About Our Veggies
You Can Never Have Enough Vegetables
Broccoli, Cauliflower, Cabbage, & much more!
Here are some useful basics to keep in mind.
All of your Fall/Winter veggies want as much sun as possible!
To start: mix in a quality compost into your existing soil every season. Our Paydirt and Bumper Crop are ideal. You will also want to use some compost to add a 2 to 4 inch mulch layer on your soil surface once your planting is done to conserve moisture and inhibit weed competition. A good starter fertilizer like our EB Stone Organic Sure Start is beneficial for all new plantings as it's high phosphorous content aids in root growth. A quality organic vegetable fertilizer should also be used as the season continues for maximum production.
Broccoli & Cauliflower
There are many varieties of Broccoli & Cauliflower including but not limited to: Green Magic, Purple Sprouting, Romanesco, Snowball, Graffiti, & Cheddar
Brassica family includes broccolis, cabbages, cauliflowers, mustards, & pak choy. The whole family requires full sun & rich, moist soil. Spacing depends on variety but a good general rule is 1-2 feet apart, giving the plants enough space and aeration is key to successful growth and lessens the possibility of mildew and disease.
Beets & Carrots
Like most root vegetables, beets and carrots love to be planted in deep, loose, well draining soils. These root vegetables thrive in cool seasons and can tolerate frost and even mature in cool weather.
These crops can tolerate partial shade but do best in full sun (6-8 hours of sun)
Let's Talk About Squash
Summer Squash- Popular varieties range from white to dark green and yellow, striped, solid, round, long, and disc shaped. There are different uses for different kinds of summer squash and it's best to plant several types if you love cooking and want variety in your dishes. Squash grows fast and it's best to harvest early and often for best taste and texture.
Variety types include Patty Pans, Zucchini, Yellow Crooknecks and Straightnecks.
Winter Squash -
This category includes Pumpkins, Butternut, Spaghetti
and Acorn Squash.
Winter squash stays on the vine for longer than summer squash and takes up a good amount of space. Plant in an area where they can sprawl.
A good way to tell if your winter squash is ripe is to give it a little thump to hear if it sounds hollow. If so, it is time to harvest.
Some Words on Pumpkins
You can't have a fall harvest without pumpkins and having your own pumpkin patch brings a smile to everyone's face, not just your kiddos! Think beyond the backyard. Planting a pumpkin patch in your front yard along with corn and sunflowers makes a beautiful eye catching display for everyone strolling by to enjoy all summer and at Halloween time!

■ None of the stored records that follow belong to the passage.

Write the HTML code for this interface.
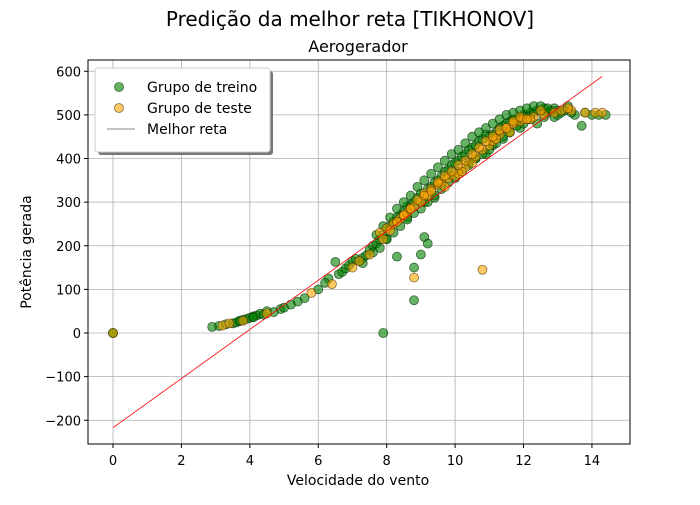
<!DOCTYPE html>
<html><head><meta charset="utf-8"><style>
body{margin:0;background:#fff}
svg{font-family:"DejaVu Sans","Liberation Sans",sans-serif}
</style></head><body>
<svg id="chart" width="700" height="500">
<rect width="700" height="500" fill="#fff"/>
<text x="350" y="26" font-size="20" text-anchor="middle">Predição da melhor reta [TIKHONOV]</text>
<text x="358" y="52" font-size="16" text-anchor="middle">Aerogerador</text>
<g id="grid"></g>
<g id="marks"></g>
<rect x="88" y="60" width="542" height="384" fill="none" stroke="#000" stroke-width="1"/>
<g id="axes"></g>
<text x="358" y="485" font-size="14" text-anchor="middle">Velocidade do vento</text>
<text transform="translate(31,252) rotate(-90)" font-size="14" text-anchor="middle">Potência gerada</text>
<g>
<rect x="98" y="71" width="175" height="84" rx="3" fill="#777"/>
<rect x="95" y="68" width="175" height="84" rx="3" fill="#fff" stroke="#ccc"/>
<circle cx="119" cy="87" r="4.5" fill="rgba(0,128,0,0.6)" stroke="rgba(0,60,0,0.7)" stroke-width="0.8"/>
<text x="147" y="92" font-size="14">Grupo de treino</text>
<circle cx="119" cy="108" r="4.5" fill="rgba(255,165,0,0.6)" stroke="rgba(90,60,0,0.7)" stroke-width="0.8"/>
<text x="147" y="113" font-size="14">Grupo de teste</text>
<line x1="107" y1="129" x2="135" y2="129" stroke="#888" stroke-width="1"/>
<text x="147" y="134" font-size="14">Melhor reta</text>
</g>
</svg>
<script>
const xTicks=[0,2,4,6,8,10,12,14];
const yTicks=[-200,-100,0,100,200,300,400,500,600];
const lineX=[0,14.3];
const lineY=[-217,588];
const trainX=[0,0,2.9,3.1,3.5,3.6,3.7,3.8,3.9,4.0,4.1,4.2,4.3,4.5,4.9,5.0,5.2,5.6,6.3,6.5,6.6,6.7,6.8,6.9,7.0,7.1,7.2,7.3,7.4,7.5,7.6,7.7,7.8,7.9,7.9,8.0,8.1,8.2,8.3,8.3,8.4,8.5,8.6,8.7,8.8,8.8,8.8,8.9,9.0,9.0,9.1,9.2,9.2,9.3,9.4,9.5,9.6,9.7,9.8,9.9,10.0,10.1,10.2,10.3,10.4,10.5,10.6,10.7,10.8,10.9,11.0,11.1,11.2,11.3,11.4,11.5,11.6,11.7,11.8,11.9,12.0,12.1,12.2,12.3,12.4,12.5,12.6,12.7,12.8,12.9,13.0,13.1,13.2,13.3,13.5,13.7,13.8,14.0,14.2,14.4,
8.6,9.1,9.6,10.1,10.6,11.1,11.6,8.0,7.6,7.3,9.4,9.9,10.4,10.9,11.4,11.9,12.4,12.9,
7.7,7.9,8.1,8.3,8.5,8.7,8.9,9.1,9.3,9.5,9.7,9.9,10.1,10.3,10.5,10.7,10.9,11.1,11.3,11.5,11.7,11.9,12.1,12.3,12.5,12.7,
7.8,8.0,8.2,8.4,8.6,8.8,9.0,9.2,9.4,9.6,9.8,10.0,10.2,10.4,10.6,10.8,11.0,11.2,11.4,11.6,11.8,12.0,12.2,12.6,13.0,13.4,
3.3,3.7,4.1,4.4,4.7,5.4,6.0,6.2];
const trainY=[0,0,14,16,22,24,27,30,32,35,38,40,44,50,55,58,65,80,125,163,135,140,148,155,165,170,165,172,178,190,200,205,215,0,225,240,245,255,175,265,270,280,290,295,75,150,300,310,180,320,220,205,330,335,345,350,360,370,375,385,390,395,405,410,420,425,430,440,445,455,450,455,460,470,475,480,485,490,490,495,500,500,505,505,510,510,515,505,510,515,510,505,510,520,500,475,505,500,500,500,265,300,340,370,400,430,460,215,185,160,310,360,390,410,445,470,480,495,
225,245,265,285,300,315,335,350,365,380,395,410,420,435,450,460,470,480,490,500,505,510,515,520,520,515,
195,215,230,245,260,275,285,300,315,330,345,355,370,385,400,410,420,435,450,460,475,480,490,495,500,505,
20,28,36,42,48,72,100,115];
const testX=[0,3.2,3.4,3.8,4.5,5.8,6.4,7.0,7.2,7.5,7.8,8.0,8.2,8.4,8.5,8.6,8.7,8.8,9.0,9.1,9.3,9.5,9.6,9.8,10.0,10.1,10.3,10.5,10.6,10.8,11.0,11.1,11.3,11.5,11.7,11.9,12.0,12.3,12.6,12.9,13.1,13.4,13.8,14.1,8.8,10.8,9.2,9.7,10.2,11.2,11.6,12.2,
7.9,8.1,8.3,8.5,8.7,8.9,9.1,9.3,9.5,9.7,9.9,10.1,10.3,10.5,10.7,10.9,11.1,11.3,11.5,11.7,11.9,12.1,12.5,13.3,14.3];
const testY=[0,17,22,28,45,92,112,150,165,180,230,240,250,262,270,275,285,290,300,320,330,340,348,355,360,365,380,390,405,420,430,440,455,470,480,485,490,495,500,505,510,510,505,505,127,145,315,335,370,445,460,490,
215,235,255,270,285,305,315,325,345,360,370,385,395,410,425,440,450,465,470,485,495,490,510,515,505];
const X0=113,XS=34.21,Y0=333,YS=0.43625;
const sx=v=>X0+v*XS, sy=v=>Y0-v*YS;
const ns="http://www.w3.org/2000/svg";
const grid=document.getElementById('grid'),axes=document.getElementById('axes'),marks=document.getElementById('marks');
function mk(tag,at,parent){const e=document.createElementNS(ns,tag);for(const k in at)e.setAttribute(k,at[k]);parent.appendChild(e);return e;}
xTicks.forEach(t=>{
 const g=mk('line',{x1:sx(t),x2:sx(t),y1:60,y2:444,stroke:'#b0b0b0','stroke-width':0.8},grid);
 
 
 mk('line',{x1:sx(t),x2:sx(t),y1:444,y2:448,stroke:'#000'},axes);
 const l=mk('text',{x:sx(t),y:465,'font-size':13,'text-anchor':'middle'},axes);l.textContent=t;
 
 
});
yTicks.forEach(t=>{
 const g=mk('line',{x1:88,x2:630,y1:sy(t),y2:sy(t),stroke:'#b0b0b0','stroke-width':0.8},grid);
 
 
 mk('line',{x1:84,x2:88,y1:sy(t),y2:sy(t),stroke:'#000'},axes);
 const l=mk('text',{x:81,y:sy(t)+5,'font-size':13,'text-anchor':'end'},axes);l.textContent=(t<0?'\u2212'+(-t):t);
 
 
});
trainX.forEach((x,i)=>{
 const c=mk('circle',{cx:sx(x),cy:sy(trainY[i]),r:4.5,fill:'rgba(0,128,0,0.6)',stroke:'rgba(0,50,0,0.7)','stroke-width':0.8},marks);
 
 
});
testX.forEach((x,i)=>{
 const c=mk('circle',{cx:sx(x),cy:sy(testY[i]),r:4.5,fill:'rgba(255,165,0,0.6)',stroke:'rgba(90,60,0,0.7)','stroke-width':0.8},marks);
 
 
});
const ln=mk('line',{x1:sx(lineX[0]),y1:sy(lineY[0]),x2:sx(lineX[1]),y2:sy(lineY[1]),stroke:'red','stroke-width':0.8},marks);


</script>
</body></html>
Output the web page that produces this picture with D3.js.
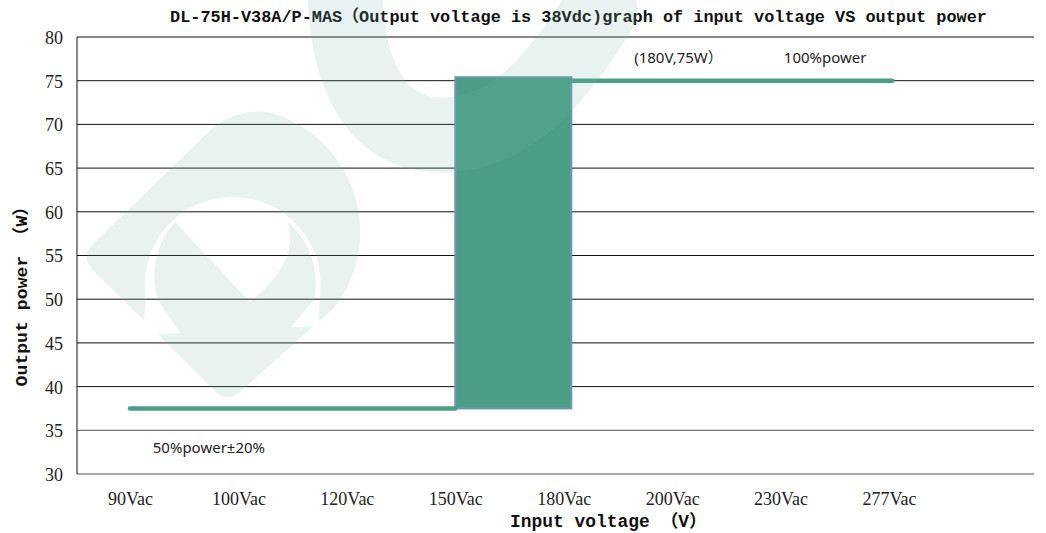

- Plant early in the season but after frost when the soil is warm. May is ideal.
- Pumpkins have a long growing season and need lots of full sun.
- If possible grow on mounds for downward growth.
- Pumpkins are heavy feeders, so fertilizer is a must.
- Make sure soil drains enough to avoid rot from over-watering.
- For really large pumpkins, you will want to only allow one or two pumpkins grow per vine.
- Plant when the season is warm and make sure they get plenty of full sun.
- Slow deep watering is recommended when soil begins to dry out.
- Fertilize soil for maximum nutrient content.
- Like pumpkins, cucumbers also do well when grown on mounds or up a trellis.
- Harvest often to maximize productivity.
- Eggplants will require some support, especially for traditional large types. Japanese Eggplant do not need much if any support and lack the bitterness of traditional eggplant. You can use these fresh from the garden without a salt soak. Great for stir fries.
- Well-drained soil is extremely important.
- Can easily be grown in containers.
- Regular water, but remember they like well-drained soil.
- In addition to initial fertilization it is also useful to give them an extra boost as the season goes on.
Pole Beans- Require the support of a trellis or tomato cage. Continue producing as they are harvested.
Bush Beans- Easier than pole beans, bush beans require no support. Short season with a single harvest.
From Spinach to Lettuce to Kale, there are a wide variety of different kinds of greens with their own tastes.
- Plenty of light but don't let them get sunburned, especially as we head into the hotter months of summer, afternoon shade will be essential.
- Regular water.
- Make sure they have enough space to aerate to avoid mold.
- Greens are shallow rooted making window boxes ideal. Place near your back door for frequent baby green harvesting for your dinner salads!